"The number of new print titles issued by U.S. publishers has grown from 215,777 in 2002 to 316,480 in 2010. And in 2010 more than 2.7 million “non-traditional” titles were also published, including self-published books, reprints of public domain works, and other print-on-demand books." huffingtonpost.com
"The number of books being published in the U.S. has exploded. Bowker reports that over one million (1,052,803) books were published in the U.S. in 2009, which is more than triple the number of books published four years earlier (2005)..." outthinkgroup.com
"UK publishers released more than 20 new titles every hour over the course of 2014, meaning that the country published more books per inhabitant than anywhere else in the world." theguardian.com
SJG


According to my name, this should be my subject.
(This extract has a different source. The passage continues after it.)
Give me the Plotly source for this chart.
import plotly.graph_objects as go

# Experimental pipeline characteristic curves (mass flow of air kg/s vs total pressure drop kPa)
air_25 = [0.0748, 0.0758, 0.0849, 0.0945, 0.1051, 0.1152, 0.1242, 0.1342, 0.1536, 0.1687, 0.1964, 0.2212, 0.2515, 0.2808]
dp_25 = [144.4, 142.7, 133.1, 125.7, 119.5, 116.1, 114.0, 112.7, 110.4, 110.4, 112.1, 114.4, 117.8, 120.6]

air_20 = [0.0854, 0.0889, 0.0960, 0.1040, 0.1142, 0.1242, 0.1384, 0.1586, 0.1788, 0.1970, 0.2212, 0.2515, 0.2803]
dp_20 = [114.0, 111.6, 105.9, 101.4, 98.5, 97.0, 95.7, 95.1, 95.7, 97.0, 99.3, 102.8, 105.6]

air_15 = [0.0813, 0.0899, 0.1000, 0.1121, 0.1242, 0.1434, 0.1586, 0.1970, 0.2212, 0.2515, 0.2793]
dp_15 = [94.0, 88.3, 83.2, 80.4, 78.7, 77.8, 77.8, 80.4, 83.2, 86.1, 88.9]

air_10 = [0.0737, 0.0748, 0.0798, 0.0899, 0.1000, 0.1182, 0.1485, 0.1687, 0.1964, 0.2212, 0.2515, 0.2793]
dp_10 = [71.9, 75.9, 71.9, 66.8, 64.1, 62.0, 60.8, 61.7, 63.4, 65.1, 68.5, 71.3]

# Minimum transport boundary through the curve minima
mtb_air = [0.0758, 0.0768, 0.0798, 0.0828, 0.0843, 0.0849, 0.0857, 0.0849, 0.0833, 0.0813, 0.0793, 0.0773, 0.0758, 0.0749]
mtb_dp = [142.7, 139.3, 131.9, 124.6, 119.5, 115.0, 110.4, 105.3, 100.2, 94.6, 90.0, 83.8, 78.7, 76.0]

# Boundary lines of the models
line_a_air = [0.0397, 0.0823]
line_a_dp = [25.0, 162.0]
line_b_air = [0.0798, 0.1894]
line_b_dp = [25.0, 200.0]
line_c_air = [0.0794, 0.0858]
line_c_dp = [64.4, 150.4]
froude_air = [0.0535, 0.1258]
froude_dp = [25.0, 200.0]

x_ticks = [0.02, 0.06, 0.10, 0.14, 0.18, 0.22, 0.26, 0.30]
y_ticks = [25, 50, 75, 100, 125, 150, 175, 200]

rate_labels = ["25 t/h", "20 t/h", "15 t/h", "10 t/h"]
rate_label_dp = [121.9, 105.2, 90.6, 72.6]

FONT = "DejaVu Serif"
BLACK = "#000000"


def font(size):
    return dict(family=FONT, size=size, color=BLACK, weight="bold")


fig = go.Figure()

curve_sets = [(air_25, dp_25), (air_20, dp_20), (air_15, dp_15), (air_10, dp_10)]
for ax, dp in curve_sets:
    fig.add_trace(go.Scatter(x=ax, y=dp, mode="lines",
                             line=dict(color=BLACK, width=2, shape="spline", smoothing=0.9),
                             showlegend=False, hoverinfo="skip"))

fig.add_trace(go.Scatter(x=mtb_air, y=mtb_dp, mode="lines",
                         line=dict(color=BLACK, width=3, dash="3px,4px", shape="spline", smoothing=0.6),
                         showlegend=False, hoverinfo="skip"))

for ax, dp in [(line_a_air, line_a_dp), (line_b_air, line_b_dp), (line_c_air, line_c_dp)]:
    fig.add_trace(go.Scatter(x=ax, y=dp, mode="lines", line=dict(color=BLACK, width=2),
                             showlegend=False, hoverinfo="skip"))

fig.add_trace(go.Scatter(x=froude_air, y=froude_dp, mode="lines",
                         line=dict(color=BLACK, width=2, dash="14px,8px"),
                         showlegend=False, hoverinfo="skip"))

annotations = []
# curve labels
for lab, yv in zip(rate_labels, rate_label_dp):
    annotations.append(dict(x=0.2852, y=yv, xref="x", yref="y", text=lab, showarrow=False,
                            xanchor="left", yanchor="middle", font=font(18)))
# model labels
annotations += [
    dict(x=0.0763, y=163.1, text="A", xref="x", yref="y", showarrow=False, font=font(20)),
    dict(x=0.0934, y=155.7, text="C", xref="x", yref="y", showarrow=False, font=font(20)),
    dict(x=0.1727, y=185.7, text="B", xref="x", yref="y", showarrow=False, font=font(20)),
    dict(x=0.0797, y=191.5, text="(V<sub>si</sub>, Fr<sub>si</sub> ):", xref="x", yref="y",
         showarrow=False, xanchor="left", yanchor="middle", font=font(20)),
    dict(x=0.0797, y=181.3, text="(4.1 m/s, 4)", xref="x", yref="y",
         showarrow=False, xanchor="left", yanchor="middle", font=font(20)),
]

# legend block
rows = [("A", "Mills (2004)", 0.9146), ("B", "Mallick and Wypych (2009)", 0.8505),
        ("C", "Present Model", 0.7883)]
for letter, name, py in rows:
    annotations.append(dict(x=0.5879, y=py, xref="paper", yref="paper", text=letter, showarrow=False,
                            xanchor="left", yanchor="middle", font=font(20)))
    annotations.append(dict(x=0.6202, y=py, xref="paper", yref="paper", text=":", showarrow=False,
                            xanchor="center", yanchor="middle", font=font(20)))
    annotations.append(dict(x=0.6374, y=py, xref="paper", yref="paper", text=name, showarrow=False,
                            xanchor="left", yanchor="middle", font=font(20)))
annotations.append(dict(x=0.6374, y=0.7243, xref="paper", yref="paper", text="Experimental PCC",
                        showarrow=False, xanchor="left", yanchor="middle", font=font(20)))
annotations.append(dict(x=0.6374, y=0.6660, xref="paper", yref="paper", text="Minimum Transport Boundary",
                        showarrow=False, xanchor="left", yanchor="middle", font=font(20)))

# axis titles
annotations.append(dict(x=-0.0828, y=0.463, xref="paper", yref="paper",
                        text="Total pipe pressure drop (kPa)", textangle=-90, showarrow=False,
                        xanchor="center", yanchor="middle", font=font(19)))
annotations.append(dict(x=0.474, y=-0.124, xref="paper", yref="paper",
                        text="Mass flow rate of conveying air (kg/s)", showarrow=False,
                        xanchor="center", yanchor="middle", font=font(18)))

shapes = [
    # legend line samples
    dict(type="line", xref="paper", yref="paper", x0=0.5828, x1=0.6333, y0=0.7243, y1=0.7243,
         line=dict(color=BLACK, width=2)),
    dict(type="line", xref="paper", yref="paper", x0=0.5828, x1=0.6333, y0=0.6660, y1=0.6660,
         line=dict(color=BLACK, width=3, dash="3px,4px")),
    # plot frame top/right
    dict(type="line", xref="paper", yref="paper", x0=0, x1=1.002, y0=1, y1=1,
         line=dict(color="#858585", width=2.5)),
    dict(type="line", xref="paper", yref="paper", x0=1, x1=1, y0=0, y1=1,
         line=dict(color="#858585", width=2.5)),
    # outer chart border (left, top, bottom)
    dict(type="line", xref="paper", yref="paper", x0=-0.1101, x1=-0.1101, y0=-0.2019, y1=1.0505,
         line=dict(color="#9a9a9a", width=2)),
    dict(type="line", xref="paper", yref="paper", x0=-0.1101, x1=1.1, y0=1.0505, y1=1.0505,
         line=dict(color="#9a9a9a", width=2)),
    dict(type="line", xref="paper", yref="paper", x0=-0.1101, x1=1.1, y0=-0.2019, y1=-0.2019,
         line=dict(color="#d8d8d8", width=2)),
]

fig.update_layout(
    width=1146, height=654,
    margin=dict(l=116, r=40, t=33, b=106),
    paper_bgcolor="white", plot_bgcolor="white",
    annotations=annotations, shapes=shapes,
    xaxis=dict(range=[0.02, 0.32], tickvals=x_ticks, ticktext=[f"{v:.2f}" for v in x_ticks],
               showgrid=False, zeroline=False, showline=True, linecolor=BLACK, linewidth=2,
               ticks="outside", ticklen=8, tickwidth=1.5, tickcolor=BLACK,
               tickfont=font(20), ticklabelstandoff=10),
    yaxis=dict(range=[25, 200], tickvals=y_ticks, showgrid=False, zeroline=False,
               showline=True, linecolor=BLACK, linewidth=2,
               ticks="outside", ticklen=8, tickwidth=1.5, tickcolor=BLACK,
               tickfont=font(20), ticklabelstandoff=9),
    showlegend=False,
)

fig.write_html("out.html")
But I don't exactly know what your point is and I don't want to take the time to follow the links. I think that self-publishing and vanity-press-publishing are coming out with lots of new books of the sort which used to have to pass the test of an editorial board and a reasonable marketing projection. Since any book can sell, regardless of content; and any book can get published, regardless of sell-ability; and the technologies of layout, infrastructure, etc., are all pretty much home-based now (you can make a whole book-publishing HOUSE with nothing but a laptop and an email address) ... well, it's just crap. So, instead of those stats, please show me the data on how many GOOD books are now'days being published.